Knowledge for better food systems

Greenhouse gas emissions from Irish dairy systems

Also of interest is an Irish study which looks at greenhouse gas emissions from Irish dairy systems: Casey J.W. and Holden N.M. Analysis of greenhouse gas emissions from the average Irish milk production system, Agricultural Systems 86 (2005) 97–114
Also of interest is an Irish study which looks at greenhouse gas emissions from Irish dairy systems: Casey J.W. and Holden N.M. Analysis of greenhouse gas emissions from the average Irish milk production system, Agricultural Systems 86 (2005) 97–114 The study points out that actions to moderate the major emission contributors of enteric fermentation, fertiliser and manure management on farms should not simply move the emissions elsewhere in the system, but actually reduce them. Life cycle assessment methodology was therefore used to provide an objective framework for estimating emissions and to evaluate emission management scenarios with respect to kg CO2 eq emitted per unit of milk produced. An average dairy unit was defined and emissions were compartmentalised to calculate a total emission of 1.50 kg CO2 eq/kg/yr (energy corrected milk) and 1.3 kg CO2 eq/kg/yr with economic allocation between milk and meat. Of the total emissions, 49% was accounted for by enteric fermentation, 21% by fertiliser, 13% by concentrate feed, 11% by dung management and 5% by electricity and diesel consumption.
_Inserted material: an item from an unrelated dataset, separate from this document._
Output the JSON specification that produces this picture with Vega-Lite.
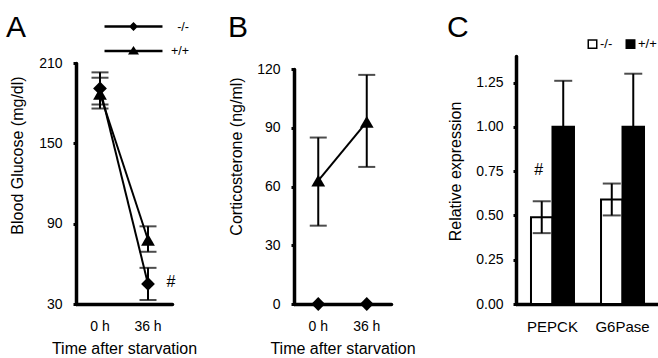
{
  "$schema": "https://vega.github.io/schema/vega-lite/v6.json",
  "background": "white",
  "padding": {"left": 5, "top": 12, "right": 0, "bottom": 0},
  "spacing": 30,
  "datasets": {
    "glucose": [
      {"time": "0 h", "genotype": "-/-", "mean": 191, "lo": 179, "hi": 203},
      {"time": "36 h", "genotype": "-/-", "mean": 45, "lo": 33, "hi": 57},
      {"time": "0 h", "genotype": "+/+", "mean": 187, "lo": 176, "hi": 199},
      {"time": "36 h", "genotype": "+/+", "mean": 78, "lo": 69, "hi": 88}
    ],
    "cort": [
      {"time": "0 h", "genotype": "-/-", "mean": 0, "lo": null, "hi": null},
      {"time": "36 h", "genotype": "-/-", "mean": 0, "lo": null, "hi": null},
      {"time": "0 h", "genotype": "+/+", "mean": 63, "lo": 40, "hi": 85},
      {"time": "36 h", "genotype": "+/+", "mean": 93, "lo": 70, "hi": 117}
    ],
    "expr": [
      {"gene": "PEPCK", "genotype": "-/-", "mean": 0.49, "lo": 0.40, "hi": 0.58},
      {"gene": "PEPCK", "genotype": "+/+", "mean": 1.0, "lo": 0.74, "hi": 1.26},
      {"gene": "G6Pase", "genotype": "-/-", "mean": 0.59, "lo": 0.50, "hi": 0.68},
      {"gene": "G6Pase", "genotype": "+/+", "mean": 1.0, "lo": 0.70, "hi": 1.30}
    ]
  },
  "config": {
    "font": "Liberation Sans",
    "view": {"stroke": null},
    "axis": {
      "domainColor": "black", "domainWidth": 3.5, "domainCap": "round",
      "tickColor": "black", "tickWidth": 3, "tickSize": 3,
      "labelColor": "black", "titleColor": "black", "titleFontWeight": "normal",
      "labelFontSize": 14, "titleFontSize": 16, "grid": false, "labelPadding": 11
    },
    "axisX": {"labelAngle": 0, "ticks": false, "labelPadding": 15, "titlePadding": 7},
    "title": {"fontSize": 30, "fontWeight": "normal", "anchor": "start", "color": "black", "frame": "bounds"},
    "legend": {"labelColor": "black", "titleColor": "black"}
  },
  "resolve": {"scale": {"shape": "independent", "fill": "independent"}, "legend": {"shape": "independent", "fill": "independent"}},
  "hconcat": [
    {
      "width": 96, "height": 248,
      "title": {"text": "A", "offset": -24, "dx": -3},
      "data": {"name": "glucose"},
      "resolve": {"scale": {"shape": "independent"}, "legend": {"shape": "independent"}},
      "encoding": {
        "x": {"field": "time", "type": "nominal", "title": "Time after starvation", "sort": ["0 h", "36 h"],
              "scale": {"type": "band", "paddingInner": 0, "paddingOuter": 0}}
      },
      "layer": [
        {"mark": {"type": "line", "color": "black", "strokeWidth": 2},
         "encoding": {
           "y": {"field": "mean", "type": "quantitative", "title": "Blood Glucose (mg/dl)",
                 "scale": {"domain": [30, 210], "nice": false, "range": [248, 7]},
                 "axis": {"values": [30, 90, 150, 210], "titleX": -51, "titleY": 99}},
           "detail": {"field": "genotype"}}},
        {"mark": {"type": "rule", "color": "black", "strokeWidth": 2},
         "encoding": {"y": {"field": "lo", "type": "quantitative", "title": "Blood Glucose (mg/dl)"}, "y2": {"field": "hi"}}},
        {"mark": {"type": "tick", "color": "black", "thickness": 2, "size": 17},
         "encoding": {"y": {"field": "hi", "type": "quantitative", "title": "Blood Glucose (mg/dl)"}}},
        {"mark": {"type": "tick", "color": "black", "thickness": 2, "size": 17},
         "encoding": {"y": {"field": "lo", "type": "quantitative", "title": "Blood Glucose (mg/dl)"}}},
        {"mark": {"type": "point", "filled": true, "color": "black", "opacity": 1, "size": 190},
         "encoding": {
           "y": {"field": "mean", "type": "quantitative", "title": "Blood Glucose (mg/dl)"},
           "shape": {"field": "genotype", "type": "nominal",
                     "scale": {"domain": ["-/-", "+/+"], "range": ["diamond", "triangle-up"]}, "legend": null}}},
        {"transform": [{"filter": "false"}],
         "mark": {"type": "point", "filled": true, "color": "black", "opacity": 1},
         "encoding": {
           "y": {"field": "mean", "type": "quantitative", "title": "Blood Glucose (mg/dl)"},
           "shape": {"field": "genotype", "type": "nominal",
                     "scale": {"domain": ["-/-", "+/+"],
                               "range": ["M-4,-0.165L-0.455,-0.165L0,-0.62L0.455,-0.165L4,-0.165L4,0.165L0.455,0.165L0,0.62L-0.455,0.165L-4,0.165Z",
                                         "M-4,-0.165L-0.341,-0.165L0,-0.69L0.341,-0.165L4,-0.165L4,0.165L0.555,0.165L0.76,0.48L-0.76,0.48L-0.555,0.165L-4,0.165Z"]},
                     "legend": {"orient": "none", "legendX": 50, "legendY": -37, "title": null,
                                "symbolSize": 210, "labelFontSize": 12.5, "labelOffset": 48, "labelAlign": "right",
                                "rowPadding": 10.5, "symbolStrokeWidth": 0, "symbolOpacity": 1, "symbolFillColor": "black"}}}},
        {"transform": [{"filter": "datum.time === '36 h' && datum.genotype === '-/-'"}],
         "mark": {"type": "text", "text": "#", "dx": 23, "dy": -2, "fontSize": 16, "color": "black"},
         "encoding": {"y": {"field": "mean", "type": "quantitative", "title": "Blood Glucose (mg/dl)"}}}
      ]
    },
    {
      "width": 97, "height": 248,
      "title": {"text": "B", "offset": 13, "dx": 0},
      "data": {"name": "cort"},
      "encoding": {
        "x": {"field": "time", "type": "nominal", "title": "Time after starvation", "sort": ["0 h", "36 h"],
              "scale": {"type": "band", "paddingInner": 0, "paddingOuter": 0}}
      },
      "layer": [
        {"mark": {"type": "line", "color": "black", "strokeWidth": 2},
         "encoding": {
           "y": {"field": "mean", "type": "quantitative", "title": "Corticosterone (ng/ml)",
                 "scale": {"domain": [0, 120], "nice": false, "range": [248, 13]},
                 "axis": {"values": [0, 30, 60, 90, 120], "titleX": -50, "titleY": 100}},
           "detail": {"field": "genotype"}}},
        {"mark": {"type": "rule", "color": "black", "strokeWidth": 2},
         "encoding": {"y": {"field": "lo", "type": "quantitative", "title": "Corticosterone (ng/ml)"}, "y2": {"field": "hi"}}},
        {"mark": {"type": "tick", "color": "black", "thickness": 2, "size": 17},
         "encoding": {"y": {"field": "hi", "type": "quantitative", "title": "Corticosterone (ng/ml)"}}},
        {"mark": {"type": "tick", "color": "black", "thickness": 2, "size": 17},
         "encoding": {"y": {"field": "lo", "type": "quantitative", "title": "Corticosterone (ng/ml)"}}},
        {"mark": {"type": "point", "filled": true, "color": "black", "opacity": 1, "size": 190},
         "encoding": {
           "y": {"field": "mean", "type": "quantitative", "title": "Corticosterone (ng/ml)"},
           "shape": {"field": "genotype", "type": "nominal",
                     "scale": {"domain": ["-/-", "+/+"], "range": ["diamond", "triangle-up"]}, "legend": null}}}
      ]
    },
    {
      "width": 143, "height": 248,
      "title": {"text": "C", "offset": -5, "dx": 0},
      "data": {"name": "expr"},
      "encoding": {
        "x": {"field": "gene", "type": "nominal", "title": null, "sort": ["PEPCK", "G6Pase"],
              "scale": {"paddingInner": 0.386, "paddingOuter": 0.214}, "axis": {"labelFontSize": 15}},
        "xOffset": {"field": "genotype", "type": "nominal", "sort": ["-/-", "+/+"],
                    "scale": {"paddingInner": 0, "paddingOuter": 0}}
      },
      "layer": [
        {"mark": {"type": "bar", "stroke": "black", "strokeWidth": 2},
         "encoding": {
           "y": {"field": "mean", "type": "quantitative", "title": "Relative expression",
                 "scale": {"domain": [0, 1.4], "nice": false},
                 "axis": {"values": [0, 0.25, 0.5, 0.75, 1, 1.25], "format": ".2f", "titleX": -53, "titleY": 115, "labelPadding": 10}},
           "fill": {"field": "genotype", "type": "nominal",
                    "scale": {"domain": ["-/-", "+/+"], "range": ["white", "black"]},
                    "legend": {"orient": "none", "legendX": 70, "legendY": -18.5, "direction": "horizontal", "title": null,
                               "symbolType": "square", "symbolSize": 72, "symbolStrokeColor": "black", "symbolStrokeWidth": 1.5,
                               "labelFontSize": 13, "labelOffset": 1, "columnPadding": 10}}}},
        {"mark": {"type": "rule", "color": "black", "strokeWidth": 2},
         "encoding": {"y": {"field": "lo", "type": "quantitative", "title": "Relative expression"}, "y2": {"field": "hi"}}},
        {"mark": {"type": "tick", "color": "black", "thickness": 2, "size": 18},
         "encoding": {"y": {"field": "hi", "type": "quantitative", "title": "Relative expression"}}},
        {"mark": {"type": "tick", "color": "black", "thickness": 2, "size": 18},
         "encoding": {"y": {"field": "lo", "type": "quantitative", "title": "Relative expression"}}},
        {"transform": [{"filter": "datum.gene === 'PEPCK' && datum.genotype === '-/-'"}],
         "mark": {"type": "text", "text": "#", "dx": -3, "fontSize": 16, "color": "black"},
         "encoding": {"y": {"datum": 0.757, "type": "quantitative", "title": "Relative expression"}}}
      ]
    }
  ]
}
Scenario testing indicated that more efficient cows with extensive management could reduce emissions by 14–18%, elimination of non-milking animals could reduce emissions by 14–26% and a combination of both could reduce emissions by 28–33%. It was concluded that the evolution of the Irish dairy sector, driven by the Common Agricultural Policy (CAP), should result in reduced GHG emissions.